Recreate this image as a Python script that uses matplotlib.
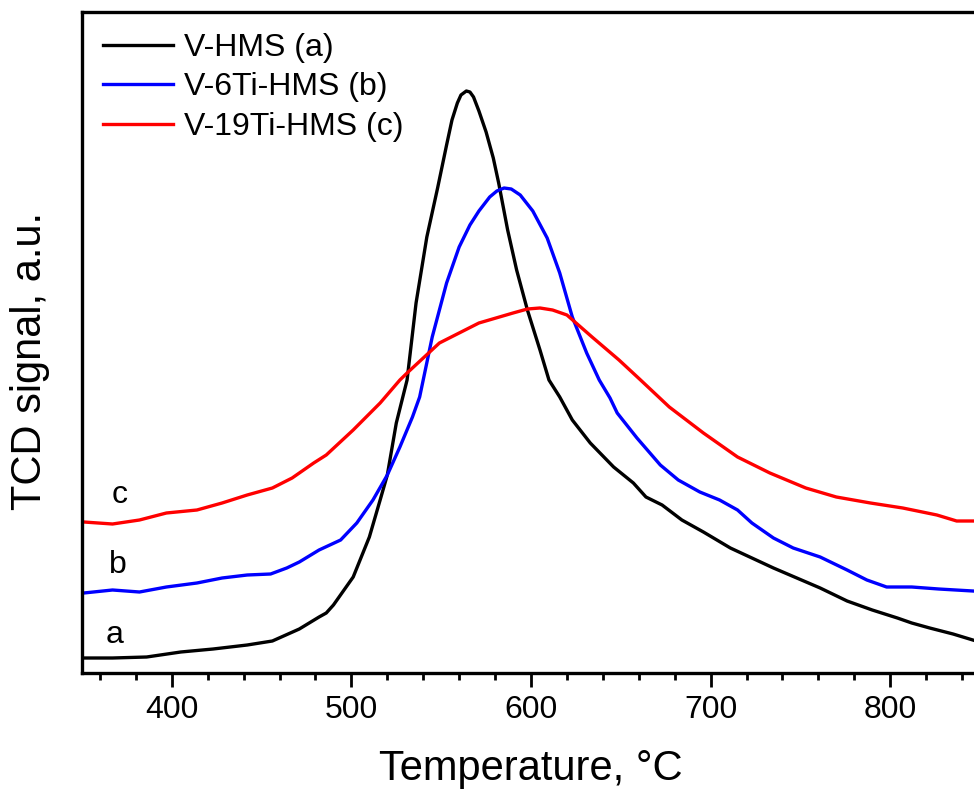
import matplotlib
matplotlib.use('Agg')
import matplotlib.pyplot as plt
from matplotlib.ticker import MultipleLocator

plt.rcParams['font.family'] = ['Liberation Sans', 'DejaVu Sans']

# V-HMS (a)
temp_a = [351, 367, 386, 405, 423, 442, 456, 471, 482, 486, 490, 501, 510, 516, 520, 525, 531,
          536, 542, 548, 553, 556, 559, 561, 564, 566, 568, 571, 575, 579, 582, 587, 592, 598,
          605, 610, 616, 623, 633, 646, 657, 664, 673, 684, 696, 711, 723, 735, 748, 761, 776,
          790, 804, 812, 822, 835, 846]
sig_a = [15, 15, 16, 21, 24, 28, 32, 44, 56, 60, 68, 96, 136, 173, 198, 250, 293,
         370, 436, 485, 528, 553, 570, 578, 582, 581, 576, 562, 541, 515, 490, 443, 403, 363,
         323, 293, 276, 253, 230, 206, 190, 176, 168, 153, 141, 125, 115, 105, 95, 85, 72,
         63, 55, 50, 45, 39, 33]

# V-6Ti-HMS (b)
temp_b = [351, 367, 382, 397, 414, 428, 442, 455, 464, 471, 482, 494, 503, 512, 520, 527, 534,
          538, 545, 553, 560, 566, 571, 577, 581, 585, 589, 594, 601, 609, 616, 623, 631, 638,
          644, 648, 659, 672, 682, 694, 705, 715, 723, 735, 746, 761, 776, 787, 798, 812, 827, 846]
sig_b = [80, 83, 81, 86, 90, 95, 98, 99, 105, 111, 123, 133, 150, 173, 198, 226, 256,
         276, 336, 390, 426, 448, 462, 476, 482, 485, 484, 478, 462, 435, 400, 356, 320, 293,
         275, 260, 235, 208, 193, 181, 173, 163, 150, 135, 125, 116, 103, 93, 86, 86, 84, 82]

# V-19Ti-HMS (c)
temp_c = [351, 367, 382, 397, 414, 428, 442, 456, 467, 479, 486, 501, 516, 527, 531, 549, 571,
          590, 598, 605, 612, 620, 634, 649, 661, 677, 696, 715, 733, 753, 770, 789, 807, 826,
          837, 846]
sig_c = [151, 149, 153, 160, 163, 170, 178, 185, 195, 210, 218, 243, 270, 293, 300, 330, 350,
         360, 364, 365, 363, 358, 336, 313, 293, 266, 240, 216, 200, 185, 176, 170, 165, 158,
         152, 152]

labels = ['V-HMS (a)', 'V-6Ti-HMS (b)', 'V-19Ti-HMS (c)']
colors = ['black', '#0000ff', '#ff0000']

fig = plt.figure(figsize=(9.74, 7.95), dpi=100)
ax = fig.add_axes([82/974, 122/795, 898/974, 661/795])

for t, s, c, lab in zip([temp_a, temp_b, temp_c], [sig_a, sig_b, sig_c], colors, labels):
    ax.plot(t, s, color=c, lw=2.4, label=lab, solid_joinstyle='round')

ax.text(368, 38, 'a', fontsize=23, ha='center', va='center')
ax.text(370, 108, 'b', fontsize=23, ha='center', va='center')
ax.text(371, 178, 'c', fontsize=23, ha='center', va='center')

ax.set_xlim(350, 850)
ax.set_ylim(0, 661)
ax.xaxis.set_major_locator(MultipleLocator(100))
ax.xaxis.set_minor_locator(MultipleLocator(20))
ax.set_yticks([])
ax.tick_params(axis='x', which='major', direction='out', length=10, width=2, labelsize=23, pad=6)
ax.tick_params(axis='x', which='minor', direction='out', length=5, width=2)
for s in ['left', 'bottom', 'top']:
    ax.spines[s].set_linewidth(2.4)
ax.spines['right'].set_visible(False)

ax.set_xlabel('Temperature, °C', fontsize=30, labelpad=17)
ax.set_ylabel('TCD signal, a.u.', fontsize=30)
ax.yaxis.set_label_coords(-0.036, 0.472)

ax.legend(loc='upper left', frameon=False, fontsize=23, handlelength=2.2,
          handletextpad=0.35, labelspacing=0.3, borderaxespad=0.25, bbox_to_anchor=(0.0, 1.0))

fig.savefig('out.png', dpi=100)
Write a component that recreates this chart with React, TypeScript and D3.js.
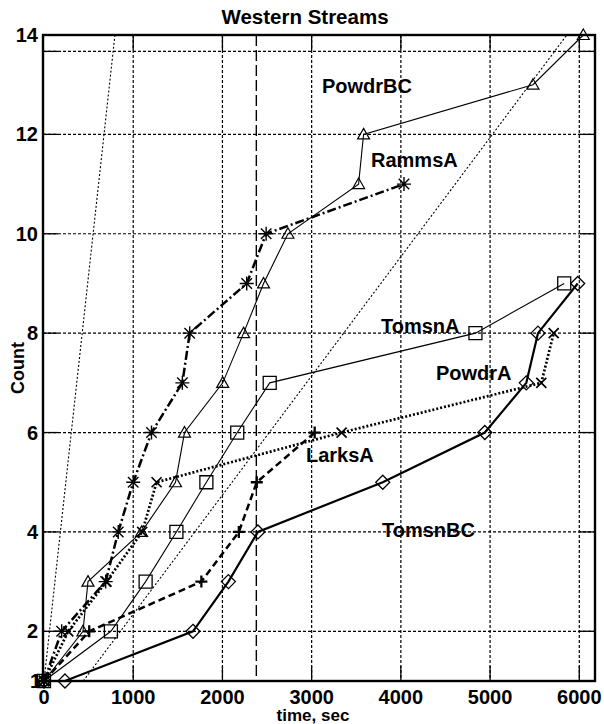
import React from "react";
import * as d3 from "d3";

const W = 604;
const H = 724;

// tick values
const xTicks = [0, 1000, 2000, 3000, 4000, 5000, 6000];
const yTicks = [1, 2, 4, 6, 8, 10, 12, 14];
const yGrid = [2, 4, 6, 8, 10, 12, 13.67];

// series: time (sec) at which each count was reached
const powdrBCTime = [0, 437, 493, 1094, 1474, 1575, 2003, 2237, 2461, 2734, 3526, 3582, 5481, 6045];
const powdrBCCount = [1, 2, 3, 4, 5, 6, 7, 8, 9, 10, 11, 12, 13, 14];

const rammsATime = [0, 198, 691, 832, 1000, 1205, 1551, 1633, 2272, 2490, 4035];
const rammsACount = [1, 2, 3, 4, 5, 6, 7, 8, 9, 10, 11];

const tomsnATime = [0, 750, 1139, 1484, 1820, 2166, 2530, 4836, 5831];
const tomsnACount = [1, 2, 3, 4, 5, 6, 7, 8, 9];

const powdrATime = [0, 272, 700, 1100, 1262, 3336, 5574, 5713];
const powdrACount = [1, 2, 3, 4, 5, 6, 7, 8];

const larksATime = [0, 507, 1764, 2184, 2385, 3034];
const larksACount = [1, 2, 3, 4, 5, 6];

const tomsnBCTime = [0, 235, 1670, 2067, 2398, 3797, 4941, 5406, 5537, 5982];
const tomsnBCCount = [1, 1, 2, 3, 4, 5, 6, 7, 8, 9];

// reference lines
const refATime = [0, 795];
const refACount = [1, 14];
const refBTime = [440, 5860];
const refBCount = [1, 14];
const vLineTime = 2380;

const labels = [
  { text: "PowdrBC", x: 322, y: 93 },
  { text: "RammsA", x: 371, y: 167 },
  { text: "TomsnA", x: 381, y: 333 },
  { text: "PowdrA", x: 436, y: 380 },
  { text: "LarksA", x: 306, y: 462 },
  { text: "TomsnBC", x: 382, y: 537 },
];

type Pt = [number, number];

const zip = (t: number[], c: number[]): Pt[] => t.map((v, i) => [v, c[i]]);

function markerPath(kind: string, x: number, y: number): string {
  switch (kind) {
    case "tri": {
      const s = 6;
      return `M${x},${y - s}L${x + s},${y + s * 0.75}L${x - s},${y + s * 0.75}Z`;
    }
    case "sq": {
      const s = 6.5;
      return `M${x - s},${y - s}H${x + s}V${y + s}H${x - s}Z`;
    }
    case "dia": {
      const s = 7;
      return `M${x},${y - s}L${x + s},${y}L${x},${y + s}L${x - s},${y}Z`;
    }
    case "ast": {
      const s = 7;
      const d = s * 0.75;
      return `M${x - s},${y}H${x + s}M${x},${y - s}V${y + s}M${x - d},${y - d}L${x + d},${y + d}M${x - d},${y + d}L${x + d},${y - d}`;
    }
    case "x": {
      const s = 5;
      return `M${x - s},${y - s}L${x + s},${y + s}M${x - s},${y + s}L${x + s},${y - s}`;
    }
    case "plus": {
      const s = 6;
      return `M${x - s},${y}H${x + s}M${x},${y - s}V${y + s}`;
    }
  }
  return "";
}

export default function App() {
  const left = 43;
  const right = 595;
  const top = 35;
  const bottom = 681;
  const x = d3.scaleLinear().domain([0, 6176]).range([left + 1, right]);
  const y = d3.scaleLinear().domain([1, 14]).range([bottom, top]);
  const line = d3
    .line<Pt>()
    .x((d) => x(d[0]))
    .y((d) => y(d[1]));

  const series = [
    { pts: zip(powdrBCTime, powdrBCCount), m: "tri", sw: 1.1, dash: "", mw: 1.2 },
    { pts: zip(rammsATime, rammsACount), m: "ast", sw: 2.5, dash: "9,3,2,3", mw: 1.4 },
    { pts: zip(tomsnATime, tomsnACount), m: "sq", sw: 1.1, dash: "", mw: 1.3 },
    { pts: zip(powdrATime, powdrACount), m: "x", sw: 2.7, dash: "2,2", mw: 1.7 },
    { pts: zip(larksATime, larksACount), m: "plus", sw: 2.5, dash: "7,4", mw: 2.3 },
    { pts: zip(tomsnBCTime, tomsnBCCount), m: "dia", sw: 2.2, dash: "", mw: 1.3 },
  ];

  const font = "'Liberation Sans', Arial, Helvetica, sans-serif";

  return (
    <svg width={W} height={H} style={{ position: "absolute", left: 0, top: 0, background: "#fff" }}>
      <rect x={0} y={0} width={W} height={H} fill="#fff" />
      {/* grid */}
      {xTicks.slice(1).map((t) => (
        <g key={"gx" + t}>
          <line x1={x(t)} x2={x(t)} y1={top} y2={bottom} stroke="#000" strokeWidth={1.2} strokeDasharray="3,2" />
          <line x1={x(t)} x2={x(t)} y1={bottom} y2={bottom - 15} stroke="#000" strokeWidth={1.3} />
          <line x1={x(t)} x2={x(t)} y1={top} y2={top + 15} stroke="#000" strokeWidth={1.3} />
        </g>
      ))}
      {yGrid.map((v) => (
        <g key={"gy" + v}>
          <line x1={left} x2={right} y1={y(v)} y2={y(v)} stroke="#000" strokeWidth={1.2} strokeDasharray="3,2" />
          <line x1={left} x2={left + 15} y1={y(v)} y2={y(v)} stroke="#000" strokeWidth={1.3} />
          <line x1={right - 15} x2={right} y1={y(v)} y2={y(v)} stroke="#000" strokeWidth={1.3} />
        </g>
      ))}
      {/* reference lines */}
      <path d={line(zip(refATime, refACount)) || ""} fill="none" stroke="#000" strokeWidth={1.1} strokeDasharray="2,2" />
      <path d={line(zip(refBTime, refBCount)) || ""} fill="none" stroke="#000" strokeWidth={1.1} strokeDasharray="2,2" />
      <line x1={x(vLineTime)} x2={x(vLineTime)} y1={top} y2={bottom} stroke="#000" strokeWidth={1.4} strokeDasharray="11,4" />
      {/* series */}
      {series.map((s, i) => (
        <g key={"s" + i}>
          <path d={line(s.pts) || ""} fill="none" stroke="#000" strokeWidth={s.sw} strokeDasharray={s.dash || undefined} />
          {s.pts.map((p, j) => (
            <path key={j} d={markerPath(s.m, x(p[0]), y(p[1]))} fill="none" stroke="#000" strokeWidth={s.mw} />
          ))}
        </g>
      ))}
      {/* frame */}
      <rect x={left} y={top} width={right - left} height={bottom - top} fill="none" stroke="#000" strokeWidth={2.4} />
      {/* tick labels */}
      {xTicks.map((t) => (
        <text key={"xl" + t} x={x(t)} y={704} textAnchor="middle" fontFamily={font} fontWeight="bold" fontSize={20}>
          {t}
        </text>
      ))}
      {yTicks.map((v) => (
        <text key={"yl" + v} x={v === 1 ? 41 : 38} y={y(v) + 7} textAnchor="end" fontFamily={font} fontWeight="bold" fontSize={20}>
          {v}
        </text>
      ))}
      {/* labels */}
      {labels.map((l) => (
        <text key={l.text} x={l.x} y={l.y} fontFamily={font} fontWeight="bold" fontSize={20}>
          {l.text}
        </text>
      ))}
      <text x={305} y={24} textAnchor="middle" fontFamily={font} fontWeight="bold" fontSize={20.5}>
        Western Streams
      </text>
      <text x={313} y={721} textAnchor="middle" fontFamily={font} fontWeight="bold" fontSize={17}>
        time, sec
      </text>
      <text transform="translate(24,368) rotate(-90)" textAnchor="middle" fontFamily={font} fontWeight="bold" fontSize={18}>
        Count
      </text>
    </svg>
  );
}
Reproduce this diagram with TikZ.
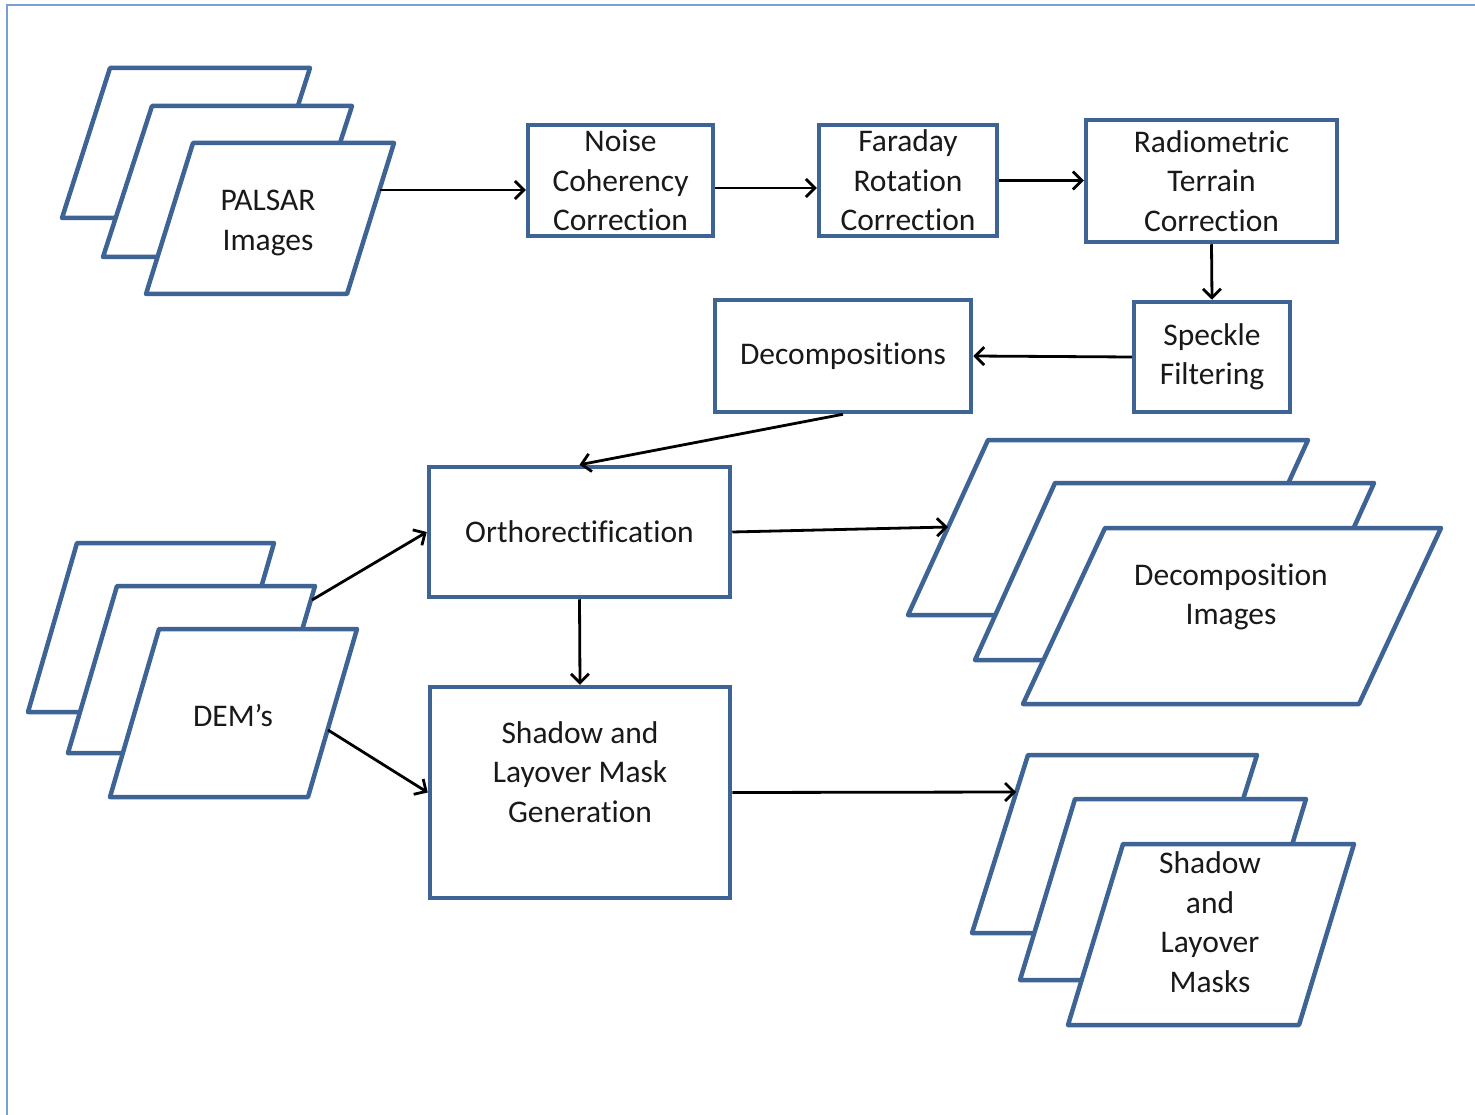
\documentclass[tikz,border=0pt]{standalone}
\usepackage{fontspec}
\setmainfont{Carlito}[RawFeature={-liga,-clig,-calt,-dlig}]
\usetikzlibrary{arrows.meta,calc}
\definecolor{shapeblue}{RGB}{62,100,150}
\definecolor{framecol}{RGB}{120,160,212}
\definecolor{txtcol}{RGB}{25,25,25}
\newcommand\txtfont{\fontsize{31.5}{39.5}\selectfont}
\newcommand\tii{t\kern0pt i}
\newcommand\pgram[5]{%
  \filldraw[pgstyle] (#1,#2) -- ++(#3,0) -- ++(-#5,#4) -- ++(-#3,0) -- cycle;}
\begin{document}
\begin{tikzpicture}[x=1pt,y=-1pt,
  pgstyle/.style={draw=shapeblue, fill=white, line width=4.5pt, line join=round},
  box/.style={draw=shapeblue, fill=white, line width=4.5pt, inner sep=0pt,
              align=center, font=\txtfont, text=txtcol},
  lbl/.style={align=center, font=\txtfont, text=txtcol, inner sep=0pt},
  arr/.style={draw=black, line width=2.8pt,
              -{Straight Barb[length=9pt,width=18pt]}}]
\useasboundingbox (0,0) rectangle (1475,1115);
\fill[white] (0,0) rectangle (1475,1115);
% frame
\draw[framecol, line width=2pt] (7,1115) -- (7,5) -- (1475,5);

% PALSAR stack
\pgram{110}{68}{200}{150}{48}
\pgram{152}{106}{200}{151}{49}
\pgram{193}{143}{201}{151}{47}
\node[lbl] (palsar) at (268,223) {PALSAR\\Images};
\coordinate (palsarOut) at (380,190);

% DEM stack
\pgram{77}{543}{197}{169}{49}
\pgram{117}{586}{198}{167}{49}
\pgram{159}{629}{198}{168}{49}
\node[lbl] (dem) at (233,716) {DEM’s};
\coordinate (demA) at (312,600);
\coordinate (demB) at (328,730);

% Decomposition images stack
\pgram{988}{440}{320}{175}{80}
\pgram{1055}{483}{319}{177}{80}
\pgram{1105}{528}{336}{176}{82}
\node[lbl] (decimg) at (1231,597) {Decomposi\tii on\\Images};
\coordinate (decIn) at (948,527);

% Masks stack
\pgram{1028}{755}{229}{178}{56}
\pgram{1075}{799}{231}{181}{55}
\pgram{1123}{844}{231}{181}{55}
\node[lbl] (masks) at (1210,922) {Shadow\\and\\Layover\\Masks};
\coordinate (maskIn) at (1016,792);

% process boxes
\node[box, minimum width=185pt, minimum height=111pt] (noise) at (620.5,180.5) {Noise\\Coherency\\Correc\tii on};
\node[box, minimum width=178pt, minimum height=111pt] (faraday) at (908,180.5) {Faraday\\Rota\tii on\\Correc\tii on};
\node[box, minimum width=251pt, minimum height=122pt] (radio) at (1211.5,181) {Radiometric\\Terrain\\Correc\tii on};
\node[box, minimum width=156pt, minimum height=110pt] (speckle) at (1212,357) {Speckle\\F\kern0pt iltering};
\node[box, minimum width=256pt, minimum height=112pt] (decomp) at (843,356) {Decomposi\tii ons};
\node[box, minimum width=301pt, minimum height=130pt] (ortho) at (579.5,532) {Orthorec\tii f\kern0pt ica\tii on};
\node[box, minimum width=300pt, minimum height=211pt] (shadow) at (580,792.5) {};
\node[lbl] (shadowtxt) at (580,772) {Shadow and\\Layover Mask\\Genera\tii on};

% connectors
\draw[arr] (palsarOut) -- (palsarOut -| noise.west);
\draw[arr] ([yshift=-7.5pt]noise.east) -- ([yshift=-7.5pt]faraday.west);
\draw[arr] (faraday.east) -- (faraday.east -| radio.west);
\draw[arr] (radio.south) -- (speckle.north);
\draw[arr] (speckle.west) -- (decomp.east);
\draw[arr] (decomp.south) -- (ortho.north);
\draw[arr] (demA) -- (ortho.west);
\draw[arr] (demB) -- (shadow.west);
\draw[arr] (ortho.east) -- (decIn);
\draw[arr] (ortho.south) -- (shadow.north);
\draw[arr] (shadow.east) -- (maskIn);
\end{tikzpicture}
\end{document}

- Problem requirements -
Every line from the one containing "Write a component" through the one containing "const yGrid = [2, 4, 6, 8, 10, 12, 13.67];" should be quoted exactly, and no other lines; keep pictures out of the copy.

- Completed task -
Write a component that recreates this chart with React, TypeScript and D3.js.
import React from "react";
import * as d3 from "d3";

const W = 604;
const H = 724;

// tick values
const xTicks = [0, 1000, 2000, 3000, 4000, 5000, 6000];
const yTicks = [1, 2, 4, 6, 8, 10, 12, 14];
const yGrid = [2, 4, 6, 8, 10, 12, 13.67];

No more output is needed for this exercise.